Namun ada masalah keamanan yang jadi perhatian atas praktik ini. Karena audio tidak dibekali enkripsi end-to-end, rekaman audio ini bisa diakses.
Bahkan, obrolan yang direkam selama ruang obrolan berjalan membuat semua mikrofon tetap aktif, ketika mereka membuka aplikasi lain, tanpa meninggalkan ruang obrolan.
Praktik Privasi
Menurut seorang ahli perlindungan data, Clubhouse mungkin tidak memiliki perlindungan keamanan dasar untuk privasi, sesuai prasyarat GDPR.
Misalnya ketika mau mengundang teman memakai Clubhouse, pengguna harus memberikan seluruh daftar kontak. Hal ini pun telah dipermasalahkan oleh regulator di Jerman.
"Aplikasi ini tidak memperhitungkan privasi by design. Tidak apa membagikan data Anda, namun pengguna harus diberi pilihan. Itulah GDPR," kata pembicara dan pakar privasi Pia Tesdorf.
Memang, ketika pengguna bergabung dengan Clubhouse, mereka hanya perlu memberikan nomor telepon.
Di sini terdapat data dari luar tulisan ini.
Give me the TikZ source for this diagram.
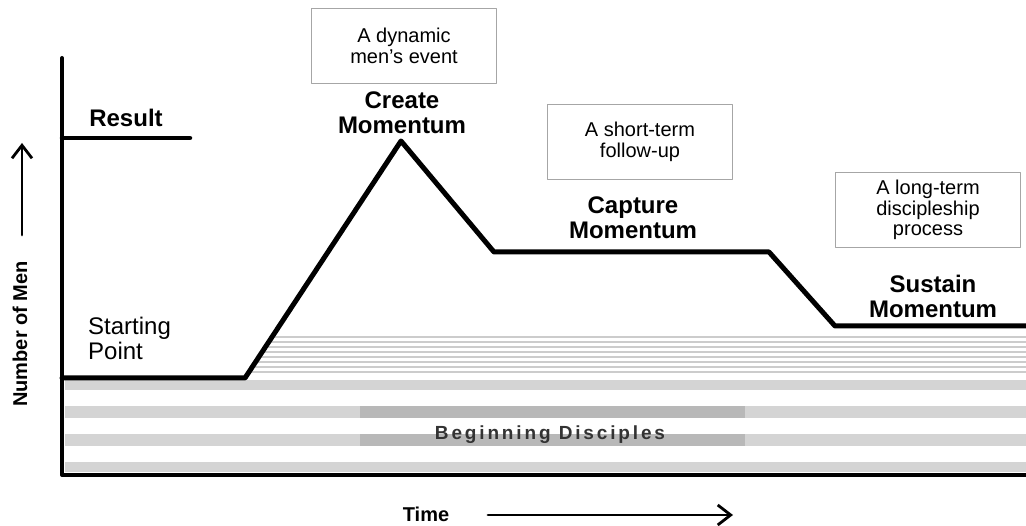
\documentclass[tikz,border=0pt]{standalone}
\usepackage{fontspec}
\setmainfont{Liberation Sans}
\newfontfamily\widefont[LetterSpace=15]{Liberation Sans}
\usetikzlibrary{arrows.meta,positioning}

\tikzset{
  phase/.style={font=\fontsize{24}{25}\selectfont\bfseries, align=center},
  note/.style={draw=gray!70, line width=1.5pt, minimum width=185pt, minimum height=75pt,
    align=center, font=\fontsize{20}{20.5}\selectfont},
  axislabel/.style={font=\fontsize{20}{21}\selectfont\bfseries},
  pointer/.style={line width=2.8pt, -{Straight Barb[length=13pt,width=20pt]}},
}

\begin{document}
\begin{tikzpicture}[x=1pt, y=-1pt, line cap=round, line join=round]
    \useasboundingbox (0,0) rectangle (1026,526);
    % grey bands for the disciples
    \fill[black!17] (65,380) rectangle (1026,390);
    \foreach \y in {406,434} {
      \fill[black!17] (65,\y) rectangle (1026,\y+12);
      \fill[black!28] (360,\y) rectangle (745,\y+12);
    }
    \fill[black!17] (65,462) rectangle (1026,472);

    % turning points of the curve
    \coordinate (start) at (62,378);
    \coordinate (rise) at (245,378);
    \coordinate (peak) at (401,141);
    \coordinate (drop) at (494,252);
    \coordinate (hold) at (769,252);
    \coordinate (fall) at (835,326);
    \coordinate (tail) at (1030,326);

    % thin stripes under the curve
    \begin{scope}
      \clip (rise) -- (peak) -- (drop) -- (hold) -- (fall) -- (tail) -- (1030,378) -- cycle;
      \foreach \y in {337,342,...,372}
        \draw[black!20, line width=2.5pt, line cap=butt] (240,\y) -- (1030,\y);
    \end{scope}

    % axes and curve
    \draw[line width=4pt] (62,58) -- (62,475) -- (1030,475);
    \draw[line width=5pt] (start) -- (rise) -- (peak) -- (drop) -- (hold) -- (fall) -- (tail);
    \coordinate (goal) at (62,138);
    \coordinate (goalend) at (190,138);
    \draw[line width=4.5pt] (goal) -- (goalend);

    \node[phase] (result) at (126,118) {Result};
    \node[font=\fontsize{24}{25}\selectfont, align=left, anchor=west, inner sep=0pt] (startpt) at (88,338) {Starting\\Point};
    \node[phase] (create) at (402,113) {Create\\Momentum};
    \node[phase] (capture) at (633,218) {Capture\\Momentum};
    \node[phase] (sustain) at (933,296) {Sustain\\Momentum};

    \node[note] (event) at (404,46) {A dynamic\\men's event};
    \node[note] (followup) at (640,142) {A short-term\\follow-up};
    \node[note] (process) at (928,210) {A long-term\\discipleship\\process};

    \node[font=\widefont\bfseries\fontsize{19}{20}\selectfont, text=black!80] (disciples) at (550,435) {Beginning Disciples};

    % axis names with their arrows
    \node[axislabel, rotate=90] (men) at (20,334) {Number of Men};
    \coordinate (upfrom) at (22,235);
    \coordinate (upto) at (22,143);
    \draw[pointer] (upfrom) -- (upto);
    \node[axislabel] (time) at (426,514) {Time};
    \coordinate (rightfrom) at (488,515);
    \coordinate (rightto) at (733,515);
    \draw[pointer] (rightfrom) -- (rightto);
\end{tikzpicture}
\end{document}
Namun, Clubhouse meminta izin akses atas kontak dan tidak mengizinkan pengguna mengundang orang lain, sampai mereka memberikan daftar kontak perangkatnya.
Spesialis keamanan siber ESET Jake Moore mengatakan, penggunaan bahasa seperti "persetujuan tertulis" secara efektif menjadi sebuah pertukaran, karena pengguna tidak bisa memakai aplikasi kecuali mengizinkan akses atas kontak.
Clubhouse juga mengakses nama, nomor telepon, email, foto, bahkan organisasi atau afiliasi pengguna.
Pihak Clubhouse pun berpendapat, fitur ini hanyalah penyerta dan tidak diperlukan saat memakai aplikasi.
"Orang bisa memilih untuk memberikan akses secara opsional ke daftar telepon, sehingga mereka bisa melihat teman mana yang ada di aplikasi," katanya.
Jane Machun Wong mengatakan, ada beberapa perbaikan yang bisa dilakukan. Pertama Clubhouse bisa membuat dirinya lebih aman dengan memastikan pengguna hanya mendengarkan satu ruangan dan masuk di satu perangkat pada satu waktu.
"Lebih baik lagi, perbaiki sistem undangan sehingga tidak membutuhkan data daftar kontak sama sekali," tuturnya.